Regan stopped, turned them around, and gestured at the view in front of them. A line of trendy shops including Abigail’s Boutique, Regan’s home interior studio, and the Quilting Bee, faced the row of antique stores, used-clothes stores, and Rufus’s restaurant over the river. Each brick front was painted a different color—blue, red, purple even—giving a homespun, kitschy charm to the Louisiana side. The stately redbrick façades and placard signage gave the Mississippi businesses a high-end feel. Both sides had their appeal.
“Our towns are heading in two different directions. Cottonbloom, Louisiana, is stuck in the past, while Cottonbloom, Mississippi, is ripe to flourish, not die like other small towns. We have to stay progressive, and the riverside project is one way we can stay a step ahead without costing the taxpayers.”

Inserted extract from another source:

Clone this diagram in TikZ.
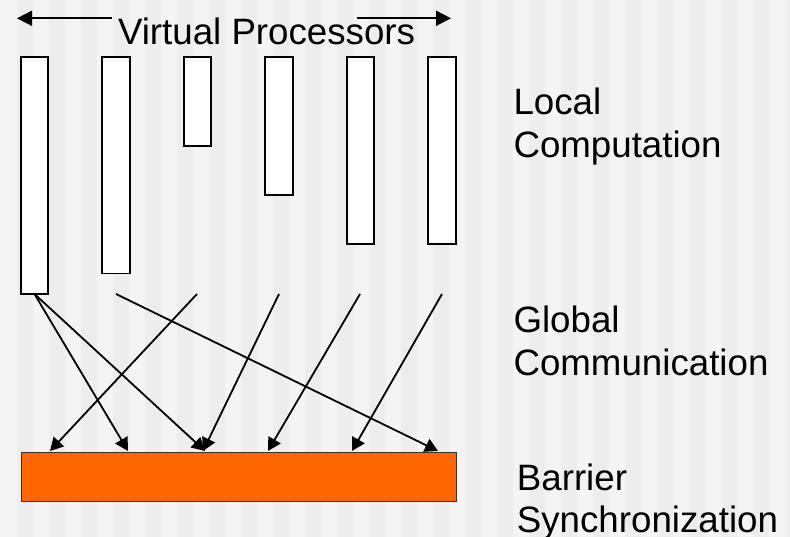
\documentclass[tikz,border=0pt]{standalone}
\usepackage{fontspec}
\setmainfont{Liberation Sans}
\usetikzlibrary{arrows.meta}
\definecolor{stripeA}{HTML}{F4F4F4}
\definecolor{stripeB}{HTML}{EDEDED}
\definecolor{barrierfill}{HTML}{FF6600}
\begin{document}
\begin{tikzpicture}[x=1pt,y=-1pt,
  proc/.style={draw=black,line width=1.7pt,fill=white},
  flow/.style={line width=1.8pt,-{Triangle[length=13pt,width=14pt]}},
  span/.style={line width=1.8pt,-{Triangle[length=15pt,width=15pt]}},
  label/.style={anchor=base west,inner sep=0pt,align=left,
    font=\fontsize{36.7}{42.5}\selectfont}]
  \useasboundingbox (0,0) rectangle (790,537);
  % striped backdrop
  \fill[stripeA] (0,0) rectangle (790,537);
  \foreach \k in {0,...,23}
    \fill[stripeB] ({17+32*\k},0) rectangle ({33+32*\k},537);
  \fill[stripeB] (785,0) rectangle (790,537);

  % heading with its span arrows
  \node[label] (title) at (117.8,45) {Virtual Processors};
  \coordinate (la) at (112,18.3);
  \coordinate (lb) at (17,18.3);
  \coordinate (ra) at (357,18.3);
  \coordinate (rb) at (451,18.3);
  \draw[span] (la) -- (lb);
  \draw[span] (ra) -- (rb);

  % processor bars
  \draw[proc] (20.7,57.3) rectangle (48.3,294);
  \node[inner sep=0pt] (p1b) at (34.5,294) {};
  \draw[proc] (102.3,57.3) rectangle (129.7,273.5);
  \draw[proc] (183.7,57.3) rectangle (211.3,146.3);
  \draw[proc] (265.3,57.3) rectangle (292.7,195.3);
  \draw[proc] (347,57.3) rectangle (374.3,244.3);
  \draw[proc] (428.3,57.3) rectangle (455.7,244.3);

  % barrier
  \node[draw=black!80,line width=1.2pt,fill=barrierfill,inner sep=0pt,
    minimum width=435pt,minimum height=49pt,anchor=north west] (bar) at (20.7,451.7) {};

  % message sources
  \coordinate (s2) at (116,294);
  \coordinate (s3) at (197,294);
  \coordinate (s4) at (279,294);
  \coordinate (s5) at (360,294);
  \coordinate (s6) at (442,294);
  % arrival points on the barrier
  \coordinate (t1) at (50,451);
  \coordinate (t2) at (128,451);
  \coordinate (t3) at (205,451);
  \coordinate (t4) at (203,451);
  \coordinate (t5) at (268,451);
  \coordinate (t6) at (352,451);
  \coordinate (t7) at (438,451);

  \draw[flow] (p1b.center) -- (t2);
  \draw[flow] (p1b.center) -- (t3);
  \draw[flow] (s2) -- (t7);
  \draw[flow] (s3) -- (t1);
  \draw[flow] (s4) -- (t4);
  \draw[flow] (s5) -- (t5);
  \draw[flow] (s6) -- (t6);

  % phase labels (base anchor sits on the second line)
  \node[label] (local) at (513.3,157.3) {Local\\Computation};
  \node[label] (global) at (513.3,375) {Global\\Communication};
  \node[label] (sync) at (516.7,532.5) {Barrier\\Synchronization};
\end{tikzpicture}
\end{document}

“Isn’t the festival costing the taxpayers?”
“A minimal amount for a huge gain. Even if we don’t win, every business downtown will reap the benefits if things go well. And that’s where I need your help.”
Monroe couldn’t deny the rally-the-troops enthusiasm in Regan’s voice. “What do you need?”
“Talk up the festival to your patients. Sound enthusiastic. I need some word-of-mouth advertising. And if something should come up, I can count on you in a pinch, right?”
The vagueness in Regan’s voice had Monroe staring at her best friend trying to get a read on her intentions. Throughout their childhood, Regan had always been the ambitious one; Monroe, her accomplice. Worry shadowed Regan’s brown eyes, and she twirled a piece of strawberry blond hair that had escaped her updo in an old gesture of anxiety.
Monroe touched Regan’s forearm, stopping the motion. “You can count on me.”
Her assurance garnered a small smile, and for the rest of the walk they talked about which shows they were binge watching and books they were reading.
They were less than a block from Monroe’s office when Cade climbed out of the driver’s side of Tally’s black sedan on the other side of the street and jaywalked toward them. Dressed in athletic shorts and a blue T-shirt, he had a duffel bag looped over his shoulder. He’d left the cane at home but wore the knee brace. His limp gave him a John Wayne–like gait, and his beard only added to the rough-and-ready sexy vibe pinging like a radar signal.